Your target species will determine how fast or slow you should move the lure across the water (slow and steady for Murray cod, fast and aggressive for kingfish), but you effectively want to move your rod tip from horizontal to the top of the water downward toward the water. Think of it as starting at three o’clock on a watch face down to six or seven o’clock, before a brief pause and winding in the slack line between each ‘bop’.
In situations where the structure sits below the surface in shallow areas (up to 2m) you need to choose a hook that will allow the plastic to fall in a slow, horizontal fashion, such as a keel weighted hook, as described above.
This is a solid approach to fishing around mangroves and above weeds that rise to the surface but not quite reaching it. Predatory species will use these types of structure as cover before launching at any unsuspecting prey.

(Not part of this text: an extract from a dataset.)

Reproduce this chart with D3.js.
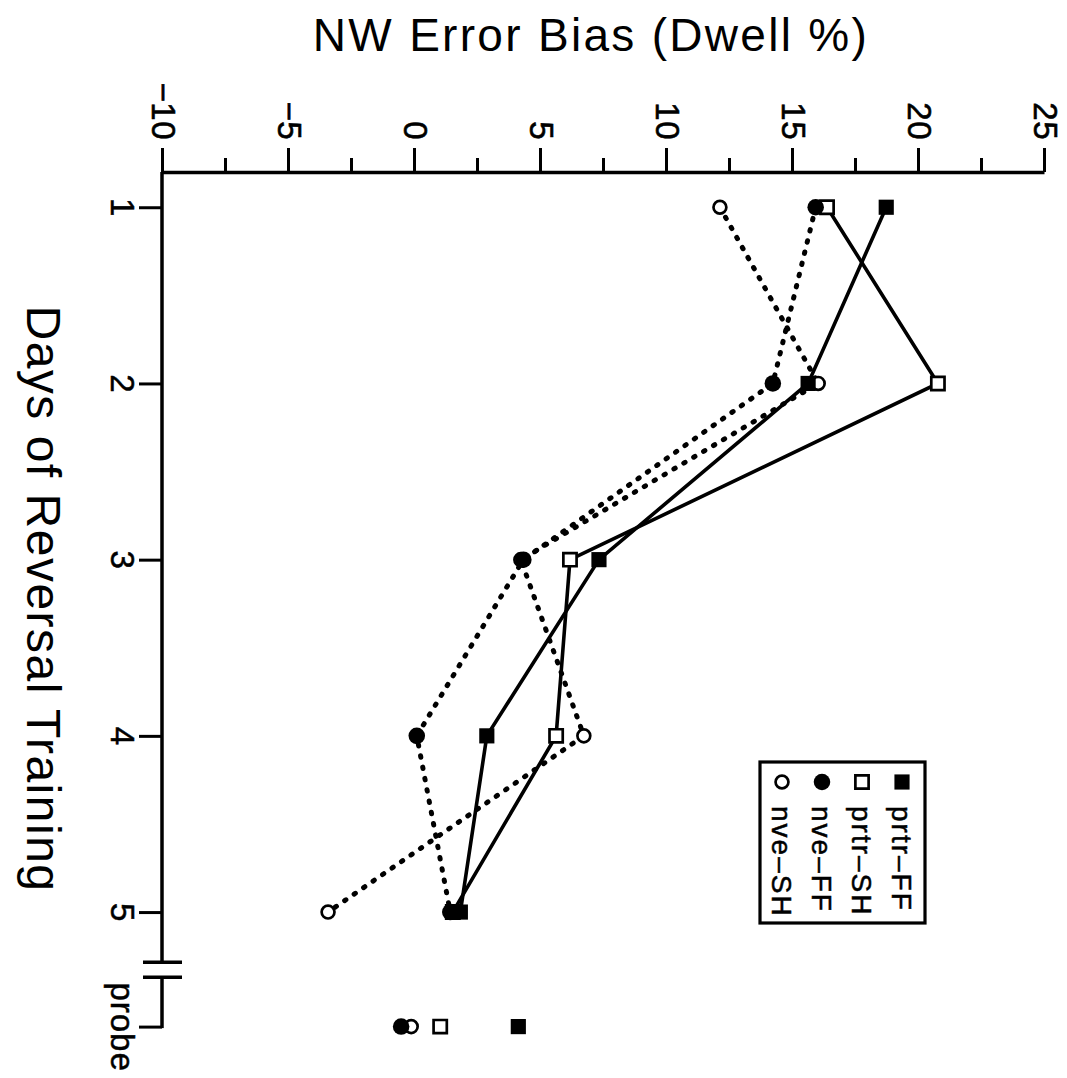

Cast the lure toward or past the structure and feel your way through the structure to determine how long it should be left to sink. This may take a number of casts to work out exactly how long you should let the lure sink as any number of twigs, rocks or weed could exist below the surface.
Once you have worked it out, you can either slow roll the plastic through, burn and kill it through or introduce stops and pauses with gentle hops imparted by lifting and dropping the rod tip.
When fishing water that drops above 2m, you will need to increase the weight of your ball sinker or weighted jighead. While you want the lure to sink slowly, you don’t want it to take minutes to get to the strikezone, which is why it pays to carry a range of tackle.
A weedless game plan
As with any form of angling, the more preparation and thought you put into your game plan, the more likelihood of success. Important aspects of throwing weedless presentations will be type of terrain, amount of current/tidal movement, your target species, plastic choice, how you will retrieve your lure and the prevailing weather conditions.
Experimentation will often lead you to success as you discover what the fish are responding to on a particular day. Weedless presentations have opened the door to anglers and provided us all with endless possibilities.